** START **
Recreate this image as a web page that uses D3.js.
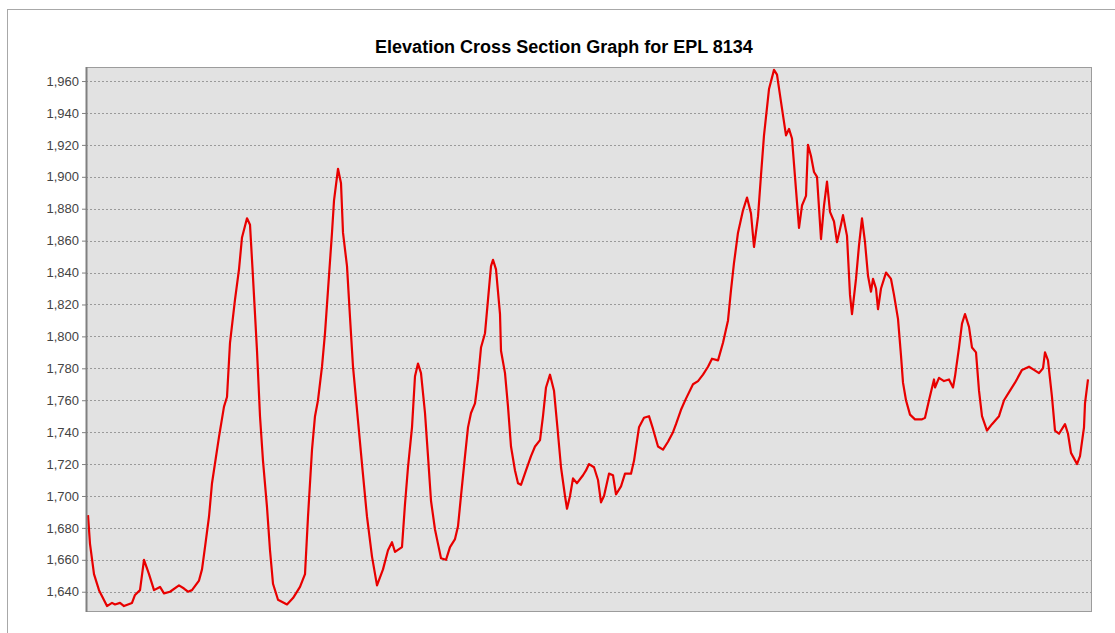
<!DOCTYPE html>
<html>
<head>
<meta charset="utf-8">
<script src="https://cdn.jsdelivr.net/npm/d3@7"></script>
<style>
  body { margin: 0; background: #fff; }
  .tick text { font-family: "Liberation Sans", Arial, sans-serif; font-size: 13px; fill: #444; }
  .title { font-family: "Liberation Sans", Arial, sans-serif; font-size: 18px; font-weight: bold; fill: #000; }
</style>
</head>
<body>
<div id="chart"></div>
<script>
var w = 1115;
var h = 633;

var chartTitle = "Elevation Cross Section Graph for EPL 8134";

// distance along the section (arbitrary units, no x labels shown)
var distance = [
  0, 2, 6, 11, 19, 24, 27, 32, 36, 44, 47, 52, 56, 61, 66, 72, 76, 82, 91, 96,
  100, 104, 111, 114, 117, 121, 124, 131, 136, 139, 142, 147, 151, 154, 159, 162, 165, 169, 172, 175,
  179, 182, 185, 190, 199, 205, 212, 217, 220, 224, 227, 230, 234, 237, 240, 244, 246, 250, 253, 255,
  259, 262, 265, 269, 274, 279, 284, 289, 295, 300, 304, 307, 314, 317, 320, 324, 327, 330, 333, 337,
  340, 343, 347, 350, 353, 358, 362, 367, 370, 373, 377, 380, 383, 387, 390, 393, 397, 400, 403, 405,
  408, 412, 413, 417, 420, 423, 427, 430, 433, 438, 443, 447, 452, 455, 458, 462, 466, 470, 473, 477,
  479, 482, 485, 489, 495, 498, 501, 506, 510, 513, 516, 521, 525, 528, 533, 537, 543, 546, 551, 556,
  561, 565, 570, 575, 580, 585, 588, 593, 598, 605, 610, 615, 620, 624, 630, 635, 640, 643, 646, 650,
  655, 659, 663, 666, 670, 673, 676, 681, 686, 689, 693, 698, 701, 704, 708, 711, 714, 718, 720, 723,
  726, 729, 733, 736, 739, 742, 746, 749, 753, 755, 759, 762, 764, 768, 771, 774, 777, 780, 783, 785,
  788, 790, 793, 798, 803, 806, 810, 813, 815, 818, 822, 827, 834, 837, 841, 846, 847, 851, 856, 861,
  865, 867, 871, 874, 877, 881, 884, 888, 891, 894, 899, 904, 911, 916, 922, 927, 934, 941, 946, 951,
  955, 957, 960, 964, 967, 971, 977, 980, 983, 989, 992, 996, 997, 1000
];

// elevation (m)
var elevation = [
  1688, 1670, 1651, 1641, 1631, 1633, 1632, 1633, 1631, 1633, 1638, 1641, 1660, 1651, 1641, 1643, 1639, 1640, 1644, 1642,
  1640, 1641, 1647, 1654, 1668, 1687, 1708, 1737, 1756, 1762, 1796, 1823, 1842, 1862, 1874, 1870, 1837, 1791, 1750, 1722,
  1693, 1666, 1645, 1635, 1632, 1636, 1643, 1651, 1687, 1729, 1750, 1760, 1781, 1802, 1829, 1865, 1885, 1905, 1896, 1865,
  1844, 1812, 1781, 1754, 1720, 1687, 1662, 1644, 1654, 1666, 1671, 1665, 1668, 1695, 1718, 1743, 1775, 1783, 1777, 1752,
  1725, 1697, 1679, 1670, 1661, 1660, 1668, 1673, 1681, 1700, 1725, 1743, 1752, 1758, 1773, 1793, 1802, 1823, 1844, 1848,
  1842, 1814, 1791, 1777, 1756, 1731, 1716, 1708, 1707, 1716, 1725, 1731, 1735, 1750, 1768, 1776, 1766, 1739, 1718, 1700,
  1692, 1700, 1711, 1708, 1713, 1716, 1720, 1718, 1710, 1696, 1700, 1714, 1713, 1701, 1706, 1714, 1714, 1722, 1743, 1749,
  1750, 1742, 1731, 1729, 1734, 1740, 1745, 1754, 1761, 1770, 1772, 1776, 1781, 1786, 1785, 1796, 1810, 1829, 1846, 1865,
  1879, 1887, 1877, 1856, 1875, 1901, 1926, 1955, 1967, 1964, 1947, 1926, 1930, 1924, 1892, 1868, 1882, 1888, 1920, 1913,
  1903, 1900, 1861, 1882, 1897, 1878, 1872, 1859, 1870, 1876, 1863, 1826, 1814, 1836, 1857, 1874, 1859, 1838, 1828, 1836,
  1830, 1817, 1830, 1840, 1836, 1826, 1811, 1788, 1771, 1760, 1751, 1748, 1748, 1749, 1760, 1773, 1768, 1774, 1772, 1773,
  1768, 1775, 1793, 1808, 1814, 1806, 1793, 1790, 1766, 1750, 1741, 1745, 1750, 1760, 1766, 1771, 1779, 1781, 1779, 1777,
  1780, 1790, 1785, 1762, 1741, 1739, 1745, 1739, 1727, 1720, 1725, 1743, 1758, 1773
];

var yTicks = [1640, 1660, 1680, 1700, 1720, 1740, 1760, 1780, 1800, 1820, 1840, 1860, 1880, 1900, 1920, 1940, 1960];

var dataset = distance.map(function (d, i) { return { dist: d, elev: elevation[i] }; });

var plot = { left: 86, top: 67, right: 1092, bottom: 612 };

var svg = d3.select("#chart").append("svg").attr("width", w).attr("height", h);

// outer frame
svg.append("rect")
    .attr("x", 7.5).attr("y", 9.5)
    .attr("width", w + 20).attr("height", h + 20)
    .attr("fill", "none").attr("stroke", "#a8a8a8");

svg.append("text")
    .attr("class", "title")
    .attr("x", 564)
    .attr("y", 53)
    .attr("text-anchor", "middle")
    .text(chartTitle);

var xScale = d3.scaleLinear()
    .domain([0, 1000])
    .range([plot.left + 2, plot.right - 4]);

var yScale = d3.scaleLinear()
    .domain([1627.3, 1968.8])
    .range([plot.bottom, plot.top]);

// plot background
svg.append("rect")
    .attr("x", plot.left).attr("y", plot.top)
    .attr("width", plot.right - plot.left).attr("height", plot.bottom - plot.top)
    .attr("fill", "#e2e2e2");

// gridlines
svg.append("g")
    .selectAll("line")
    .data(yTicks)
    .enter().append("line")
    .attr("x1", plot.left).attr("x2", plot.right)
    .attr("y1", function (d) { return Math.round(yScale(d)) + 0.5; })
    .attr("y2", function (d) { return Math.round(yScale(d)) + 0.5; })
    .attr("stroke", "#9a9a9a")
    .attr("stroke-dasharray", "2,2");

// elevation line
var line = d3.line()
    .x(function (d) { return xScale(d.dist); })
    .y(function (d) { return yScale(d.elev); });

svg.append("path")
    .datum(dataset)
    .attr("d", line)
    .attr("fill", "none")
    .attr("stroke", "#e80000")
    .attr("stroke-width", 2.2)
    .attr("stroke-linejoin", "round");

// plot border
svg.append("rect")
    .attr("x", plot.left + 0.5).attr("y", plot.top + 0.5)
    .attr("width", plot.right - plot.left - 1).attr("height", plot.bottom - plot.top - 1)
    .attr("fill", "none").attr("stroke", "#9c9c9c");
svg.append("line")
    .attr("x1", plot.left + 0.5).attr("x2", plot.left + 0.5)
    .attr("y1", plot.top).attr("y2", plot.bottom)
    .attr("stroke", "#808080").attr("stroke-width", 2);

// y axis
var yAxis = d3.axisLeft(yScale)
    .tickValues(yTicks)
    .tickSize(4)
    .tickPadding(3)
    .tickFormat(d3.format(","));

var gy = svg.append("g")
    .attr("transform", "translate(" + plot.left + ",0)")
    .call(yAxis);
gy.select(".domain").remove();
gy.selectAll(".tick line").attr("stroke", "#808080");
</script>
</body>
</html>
** END **
*Problem details*
Omit the pictures, then output the rest of the listing exactly.

*Output for this task*
Recreate this image as a web page that uses D3.js.
<!DOCTYPE html>
<html>
<head>
<meta charset="utf-8">
<script src="https://cdn.jsdelivr.net/npm/d3@7"></script>
<style>
  body { margin: 0; background: #fff; }
  .tick text { font-family: "Liberation Sans", Arial, sans-serif; font-size: 13px; fill: #444; }
  .title { font-family: "Liberation Sans", Arial, sans-serif; font-size: 18px; font-weight: bold; fill: #000; }
</style>
</head>
<body>
<div id="chart"></div>
<script>
var w = 1115;
var h = 633;

var chartTitle = "Elevation Cross Section Graph for EPL 8134";

// distance along the section (arbitrary units, no x labels shown)
var distance = [
  0, 2, 6, 11, 19, 24, 27, 32, 36, 44, 47, 52, 56, 61, 66, 72, 76, 82, 91, 96,
  100, 104, 111, 114, 117, 121, 124, 131, 136, 139, 142, 147, 151, 154, 159, 162, 165, 169, 172, 175,
  179, 182, 185, 190, 199, 205, 212, 217, 220, 224, 227, 230, 234, 237, 240, 244, 246, 250, 253, 255,
  259, 262, 265, 269, 274, 279, 284, 289, 295, 300, 304, 307, 314, 317, 320, 324, 327, 330, 333, 337,
  340, 343, 347, 350, 353, 358, 362, 367, 370, 373, 377, 380, 383, 387, 390, 393, 397, 400, 403, 405,
  408, 412, 413, 417, 420, 423, 427, 430, 433, 438, 443, 447, 452, 455, 458, 462, 466, 470, 473, 477,
  479, 482, 485, 489, 495, 498, 501, 506, 510, 513, 516, 521, 525, 528, 533, 537, 543, 546, 551, 556,
  561, 565, 570, 575, 580, 585, 588, 593, 598, 605, 610, 615, 620, 624, 630, 635, 640, 643, 646, 650,
  655, 659, 663, 666, 670, 673, 676, 681, 686, 689, 693, 698, 701, 704, 708, 711, 714, 718, 720, 723,
  726, 729, 733, 736, 739, 742, 746, 749, 753, 755, 759, 762, 764, 768, 771, 774, 777, 780, 783, 785,
  788, 790, 793, 798, 803, 806, 810, 813, 815, 818, 822, 827, 834, 837, 841, 846, 847, 851, 856, 861,
  865, 867, 871, 874, 877, 881, 884, 888, 891, 894, 899, 904, 911, 916, 922, 927, 934, 941, 946, 951,
  955, 957, 960, 964, 967, 971, 977, 980, 983, 989, 992, 996, 997, 1000
];

// elevation (m)
var elevation = [
  1688, 1670, 1651, 1641, 1631, 1633, 1632, 1633, 1631, 1633, 1638, 1641, 1660, 1651, 1641, 1643, 1639, 1640, 1644, 1642,
  1640, 1641, 1647, 1654, 1668, 1687, 1708, 1737, 1756, 1762, 1796, 1823, 1842, 1862, 1874, 1870, 1837, 1791, 1750, 1722,
  1693, 1666, 1645, 1635, 1632, 1636, 1643, 1651, 1687, 1729, 1750, 1760, 1781, 1802, 1829, 1865, 1885, 1905, 1896, 1865,
  1844, 1812, 1781, 1754, 1720, 1687, 1662, 1644, 1654, 1666, 1671, 1665, 1668, 1695, 1718, 1743, 1775, 1783, 1777, 1752,
  1725, 1697, 1679, 1670, 1661, 1660, 1668, 1673, 1681, 1700, 1725, 1743, 1752, 1758, 1773, 1793, 1802, 1823, 1844, 1848,
  1842, 1814, 1791, 1777, 1756, 1731, 1716, 1708, 1707, 1716, 1725, 1731, 1735, 1750, 1768, 1776, 1766, 1739, 1718, 1700,
  1692, 1700, 1711, 1708, 1713, 1716, 1720, 1718, 1710, 1696, 1700, 1714, 1713, 1701, 1706, 1714, 1714, 1722, 1743, 1749,
  1750, 1742, 1731, 1729, 1734, 1740, 1745, 1754, 1761, 1770, 1772, 1776, 1781, 1786, 1785, 1796, 1810, 1829, 1846, 1865,
  1879, 1887, 1877, 1856, 1875, 1901, 1926, 1955, 1967, 1964, 1947, 1926, 1930, 1924, 1892, 1868, 1882, 1888, 1920, 1913,
  1903, 1900, 1861, 1882, 1897, 1878, 1872, 1859, 1870, 1876, 1863, 1826, 1814, 1836, 1857, 1874, 1859, 1838, 1828, 1836,
  1830, 1817, 1830, 1840, 1836, 1826, 1811, 1788, 1771, 1760, 1751, 1748, 1748, 1749, 1760, 1773, 1768, 1774, 1772, 1773,
  1768, 1775, 1793, 1808, 1814, 1806, 1793, 1790, 1766, 1750, 1741, 1745, 1750, 1760, 1766, 1771, 1779, 1781, 1779, 1777,
  1780, 1790, 1785, 1762, 1741, 1739, 1745, 1739, 1727, 1720, 1725, 1743, 1758, 1773
];

var yTicks = [1640, 1660, 1680, 1700, 1720, 1740, 1760, 1780, 1800, 1820, 1840, 1860, 1880, 1900, 1920, 1940, 1960];

var dataset = distance.map(function (d, i) { return { dist: d, elev: elevation[i] }; });

var plot = { left: 86, top: 67, right: 1092, bottom: 612 };

var svg = d3.select("#chart").append("svg").attr("width", w).attr("height", h);

// outer frame
svg.append("rect")
    .attr("x", 7.5).attr("y", 9.5)
    .attr("width", w + 20).attr("height", h + 20)
    .attr("fill", "none").attr("stroke", "#a8a8a8");

svg.append("text")
    .attr("class", "title")
    .attr("x", 564)
    .attr("y", 53)
    .attr("text-anchor", "middle")
    .text(chartTitle);

var xScale = d3.scaleLinear()
    .domain([0, 1000])
    .range([plot.left + 2, plot.right - 4]);

var yScale = d3.scaleLinear()
    .domain([1627.3, 1968.8])
    .range([plot.bottom, plot.top]);

// plot background
svg.append("rect")
    .attr("x", plot.left).attr("y", plot.top)
    .attr("width", plot.right - plot.left).attr("height", plot.bottom - plot.top)
    .attr("fill", "#e2e2e2");

// gridlines
svg.append("g")
    .selectAll("line")
    .data(yTicks)
    .enter().append("line")
    .attr("x1", plot.left).attr("x2", plot.right)
    .attr("y1", function (d) { return Math.round(yScale(d)) + 0.5; })
    .attr("y2", function (d) { return Math.round(yScale(d)) + 0.5; })
    .attr("stroke", "#9a9a9a")
    .attr("stroke-dasharray", "2,2");

// elevation line
var line = d3.line()
    .x(function (d) { return xScale(d.dist); })
    .y(function (d) { return yScale(d.elev); });

svg.append("path")
    .datum(dataset)
    .attr("d", line)
    .attr("fill", "none")
    .attr("stroke", "#e80000")
    .attr("stroke-width", 2.2)
    .attr("stroke-linejoin", "round");

// plot border
svg.append("rect")
    .attr("x", plot.left + 0.5).attr("y", plot.top + 0.5)
    .attr("width", plot.right - plot.left - 1).attr("height", plot.bottom - plot.top - 1)
    .attr("fill", "none").attr("stroke", "#9c9c9c");
svg.append("line")
    .attr("x1", plot.left + 0.5).attr("x2", plot.left + 0.5)
    .attr("y1", plot.top).attr("y2", plot.bottom)
    .attr("stroke", "#808080").attr("stroke-width", 2);

// y axis
var yAxis = d3.axisLeft(yScale)
    .tickValues(yTicks)
    .tickSize(4)
    .tickPadding(3)
    .tickFormat(d3.format(","));

var gy = svg.append("g")
    .attr("transform", "translate(" + plot.left + ",0)")
    .call(yAxis);
gy.select(".domain").remove();
gy.selectAll(".tick line").attr("stroke", "#808080");
</script>
</body>
</html>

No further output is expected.